The notwithstanding clause (section 33 of the Constitution Act) is exactly as strange as it sounds: It’s a magical section of the Canadian constitution that allows provincial governments to simply ignore a key section of the constitution if they don’t like it.
The only rule is that the governments have to first announce that they’re doing it. Specifically, they have to stand up in their legislature and announce that they’re going to pass an act “notwithstanding” whatever it says in the constitution.
What’s most surprising about the clause is that it allows provinces to override what are arguably the most important parts of the constitution: The “fundamental freedoms” and “legal rights” of Canadian citizens.
Freedom of religion, freedom of association, freedom of the press, protections from arbitrary imprisonment and search, “the right to life, liberty and security of the person” — all of these can technically be ignored by a provincial government provided they announce it first.
Saskatchewan Premier Brad Wall talks to reporters soon after the Saskatchewan government said it would invoke the notwithstanding clause of the Charter of Rights and Freedoms.
To be sure, the Constitution does insert a time limit on how long a province can get away with this. “A declaration … shall cease to have effect five years after it comes into force,” reads the clause.
However, this is easily overridden by the fact that the province can simply “re-enact” their constitution-flouting declaration.
Naturally, other democratic countries don’t this. As our own Library of Parliament notes in a summary, the idea of building an escape clause into a human rights code “appears to be a uniquely Canadian development.”
The Constitution of Japan specifically states that the document overrides every other “law, ordinance, imperial rescript or other act of government.” It’s a similar deal in South Africa, where the constitution is held as “supreme” and any other contradictory law is declared “invalid.”
The U.S. Constitution, which is taken particularly seriously by its adherents, definitively states that it “shall be the supreme Law of the Land; and the Judges in every State shall be bound thereby.”
The Americans take their constitution very seriously.
As critics have noted, if the U.S. had a notwithstanding clause, much of the Civil Rights movement might never have happened. Southern states could have simply ignored desegregation rulings such as Brown v.
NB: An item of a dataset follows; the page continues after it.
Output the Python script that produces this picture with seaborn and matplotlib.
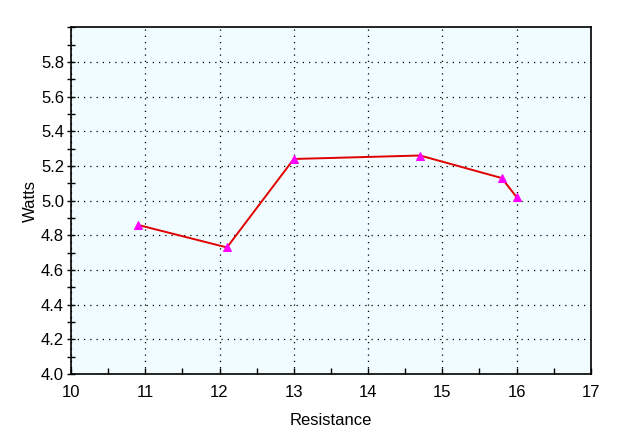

Board of Education.
So the question is: Why did Canada make such a fuss about writing a constitution only to insert a measure allowing any Joe or Jane Premier to ignore it?
The answer, like most weird Canadian legal things, is compromise.
The government of Pierre Trudeau didn’t want to repatriate a constitution without broad provincial support, and the only way they could get Western Canada on board was by holding their nose and writing in the clause.
As one Liberal MP said later, the deal forever stained the document with “shenanigans” and “skulduggery.”
It was later literally stained by an ink-wielding protester.